En matière pénale, deux principes structurent toute procédure : la présomption d’innocence, qui impose que nul n’est tenu pour coupable avant jugement, et le doute qui profite à l’accusé, qui exige que la condamnation repose sur des faits pleinement établis.
Un procès aux enjeux majeurs pour la Martinique
Serge Letchimy, président du conseil exécutif de la Collectivité territoriale de Martinique (CTM), Didier Laguerre, maire de Fort-de-France, et Yvon Pacquit, premier adjoint, sont jugés devant le tribunal correctionnel de Paris à partir d’aujourd’hui 17 novembre 2025. Le procès porte sur la procédure de départ à la retraite de Serge Letchimy en 2016, jugée irrégulière par la Chambre régionale des comptes et transmise au Parquet national financier. Trois audiences sont prévues : les 17, 19 et 20 novembre. L’affaire est suivie avec attention en Martinique en raison des conséquences politiques possibles pour le PPM.

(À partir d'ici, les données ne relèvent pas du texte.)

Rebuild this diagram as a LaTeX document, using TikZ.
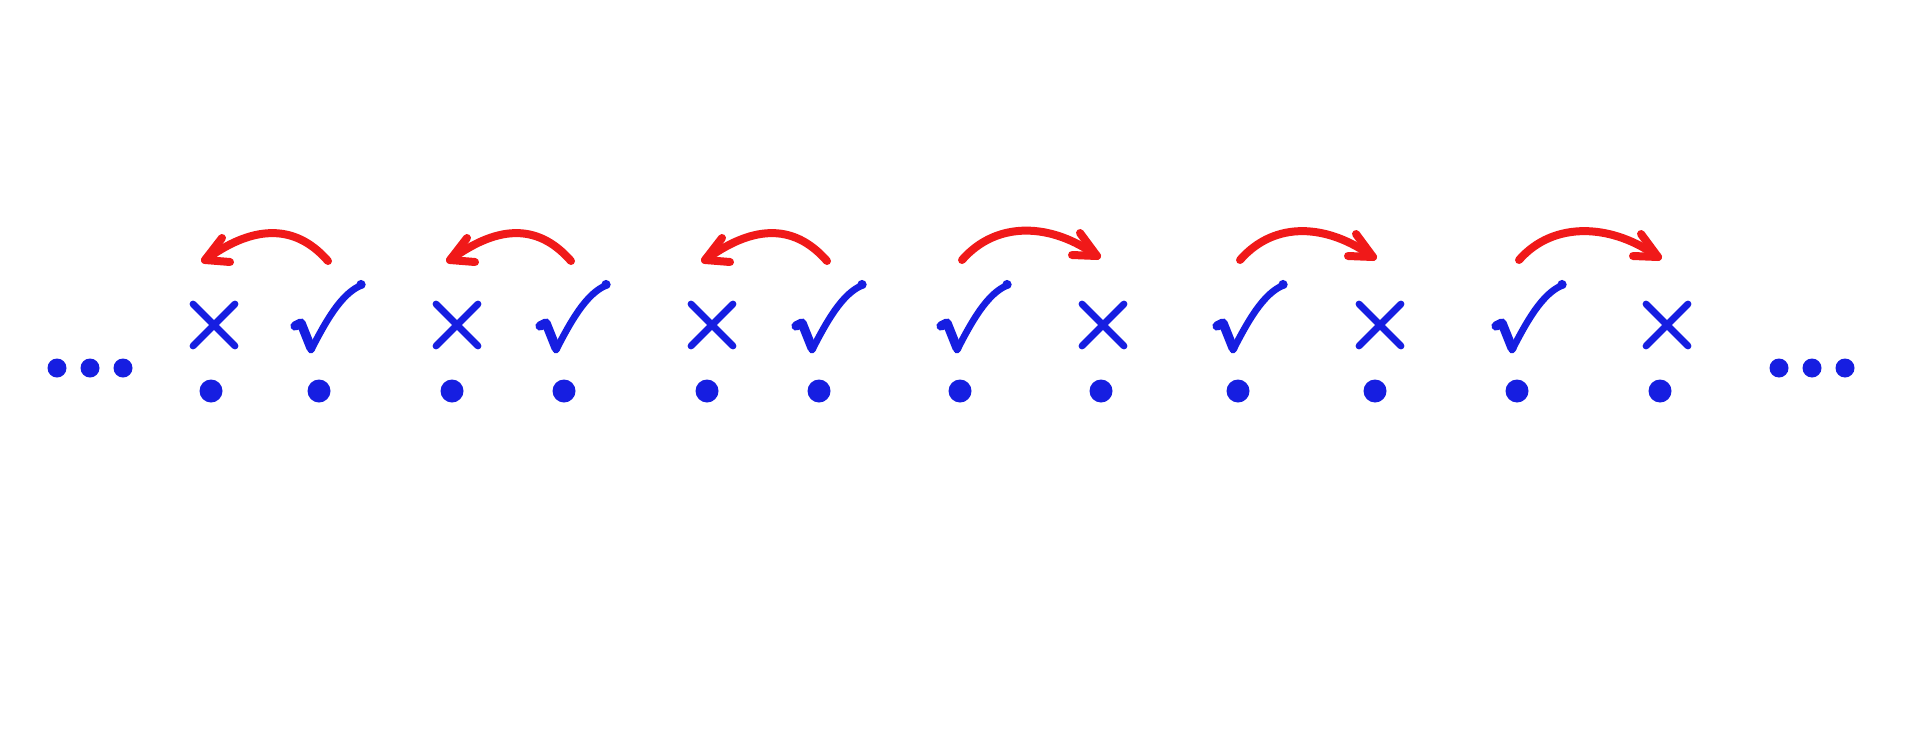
\documentclass[tikz,border=0pt]{standalone}
\definecolor{dotblue}{RGB}{22,30,225}
\definecolor{arrred}{RGB}{240,25,25}
\tikzset{
  bigdot/.style={circle,fill=dotblue,inner sep=0pt,minimum size=11.5pt},
  smalldot/.style={circle,fill=dotblue,inner sep=0pt,minimum size=9.5pt},
  markline/.style={draw=dotblue,line width=3.4pt,line cap=round,line join=round},
  jump/.style={draw=arrred,line width=4pt,line cap=round,line join=round},
  crossmark/.pic={\draw[markline] (-21,-21) -- (21,21) (-21,21) -- (21,-21);},
  checkmark/.pic={
    \draw[markline,line width=4.6pt] (-16,-24) -- (-10,-27) -- (0,-2);
    \draw[markline] (0,0) .. controls (14,-27) and (30,-57) .. (51,-65);
    \fill[dotblue] (50,-65.5) circle (2.3pt);},
}
\begin{document}
\begin{tikzpicture}[x=0.5pt,y=-0.5pt]
\useasboundingbox[fill=white] (0,0) rectangle (1920,739);
% ellipsis dots
\node[smalldot] (e1) at (57,368) {};
\node[smalldot] (e2) at (90,368) {};
\node[smalldot] (e3) at (123,368) {};
\node[smalldot] (e4) at (1779,368) {};
\node[smalldot] (e5) at (1812,368) {};
\node[smalldot] (e6) at (1845,368) {};
% site dots
\node[bigdot] (d1) at (211,391) {};
\node[bigdot] (d2) at (319,391) {};
\node[bigdot] (d3) at (452,391) {};
\node[bigdot] (d4) at (564,391) {};
\node[bigdot] (d5) at (707,391) {};
\node[bigdot] (d6) at (819,391) {};
\node[bigdot] (d7) at (960,391) {};
\node[bigdot] (d8) at (1101,391) {};
\node[bigdot] (d9) at (1238,391) {};
\node[bigdot] (d10) at (1375,391) {};
\node[bigdot] (d11) at (1517,391) {};
\node[bigdot] (d12) at (1660,391) {};
% marks
\pic (x1) at ([shift={(3,-66)}]d1.center) {crossmark};
\pic (c1) at ([shift={(-8,-41)}]d2.center) {checkmark};
\pic (x2) at ([shift={(5,-66)}]d3.center) {crossmark};
\pic (c2) at ([shift={(-8,-41)}]d4.center) {checkmark};
\pic (x3) at ([shift={(5,-66)}]d5.center) {crossmark};
\pic (c3) at ([shift={(-7,-41)}]d6.center) {checkmark};
\pic (c4) at ([shift={(-3,-41)}]d7.center) {checkmark};
\pic (x4) at ([shift={(2,-66)}]d8.center) {crossmark};
\pic (c5) at ([shift={(-5,-41)}]d9.center) {checkmark};
\pic (x5) at ([shift={(5,-66)}]d10.center) {crossmark};
\pic (c6) at ([shift={(-5,-41)}]d11.center) {checkmark};
\pic (x6) at ([shift={(7,-66)}]d12.center) {crossmark};
% arrow ends
\coordinate (s1) at ([shift={(9,-130)}]d2.center);
\coordinate (t1) at ([shift={(-6,-131)}]d1.center);
\coordinate (s2) at ([shift={(7,-130)}]d4.center);
\coordinate (t2) at ([shift={(-2,-131)}]d3.center);
\coordinate (s3) at ([shift={(8,-130)}]d6.center);
\coordinate (t3) at ([shift={(-2,-131)}]d5.center);
\coordinate (s4) at ([shift={(2,-131)}]d7.center);
\coordinate (t4) at ([shift={(-4,-135)}]d8.center);
\coordinate (s5) at ([shift={(2,-131)}]d9.center);
\coordinate (t5) at ([shift={(-2,-134)}]d10.center);
\coordinate (s6) at ([shift={(2,-131)}]d11.center);
\coordinate (t6) at ([shift={(-2,-134)}]d12.center);
% arrows: leftward
\foreach \s/\t in {s1/t1,s2/t2,s3/t3}{
  \draw[jump] (\s) .. controls +(-35,-40) and +(45,-33) .. (\t);
  \draw[jump] ([shift={(17,-22)}]\t) -- (\t) -- ([shift={(25,2)}]\t);
}
% arrows: rightward
\foreach \s/\t in {s4/t4,s5/t5,s6/t6}{
  \draw[jump] (\s) .. controls +(35,-40) and +(-45,-33) .. (\t);
  \draw[jump] ([shift={(-17,-23)}]\t) -- (\t) -- ([shift={(-25,-1)}]\t);
}
\end{tikzpicture}
\end{document}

Les accusations et les charges retenues
Serge Letchimy :
Détournement de fonds publics : perception de plus de 200 000 euros via un dispositif jugé irrégulier est-il affirmé par plusieurs sources non officielles.
Emploi fictif : absence d’activité réelle en mairie.
Incompatibilité parlementaire : cumul d’une rémunération territoriale et du mandat de député, a-t-on pu lire dans le Canard enchaîné…
Les poursuites.
Didier Laguerre :
Complicité de détournement de fonds publics.
Complicité d’emploi fictif.
Mise en œuvre d’un dispositif de retraite jugé illégal.
Yvon Pacquit :
Complicité de détournement de fonds publics.
Complicité d’emploi fictif.
Rôle dans la validation administrative du dispositif.
Les trois prévenus encourent de lourdes peines d’emprisonnement, d’amende et des peines d’inéligibilité susceptibles d’entraîner la perte de leurs mandats politiques.
Les éléments constitutifs du dossier à charge
Les pièces versées au dossier proviennent des services administratifs de la mairie de Fort-de-France, de la Chambre régionale des comptes, des services du Parquet national financier, ainsi que des relevés bancaires et correspondances internes. Elles comprennent notamment :
Rapports de la Chambre régionale des comptes sur la procédure de retraite.
Bulletins de salaire, arrêtés de réintégration et ordres de paiement.
Relevés de virement et pièces comptables.
Procès-verbaux de réunions du conseil municipal.
Courriers et mails internes des services.
Témoignages d’agents municipaux.
Le cadre juridique de la réintégration des fonctionnaires élus
Les prévenus vont très certainement plaider que:
Un fonctionnaire élu député est placé en détachement mais conserve l’intégralité de ses droits à carrière et à retraite. La jurisprudence administrative admet la réintégration temporaire d’un fonctionnaire parlementaire pour liquider ses droits, à condition qu’il n’exerce aucune fonction administrative effective.
Le traitement versé dans cette situation correspond à une position statutaire et non à un salaire lié à une activité. Le dispositif indemnitaire au cœur du dossier existait depuis près de vingt ans et avait été appliqué à des centaines d’agents sans contestation formelle avant les observations de la Chambre régionale des comptes.
Le tribunal correctionnel devra apprécier la réalité des faits, la régularité du dispositif et l’existence éventuelle d’une intention frauduleuse.La décision reposera sur la preuve et les exigences du droit pénal, dans le respect absolu de la présomption d’innocence.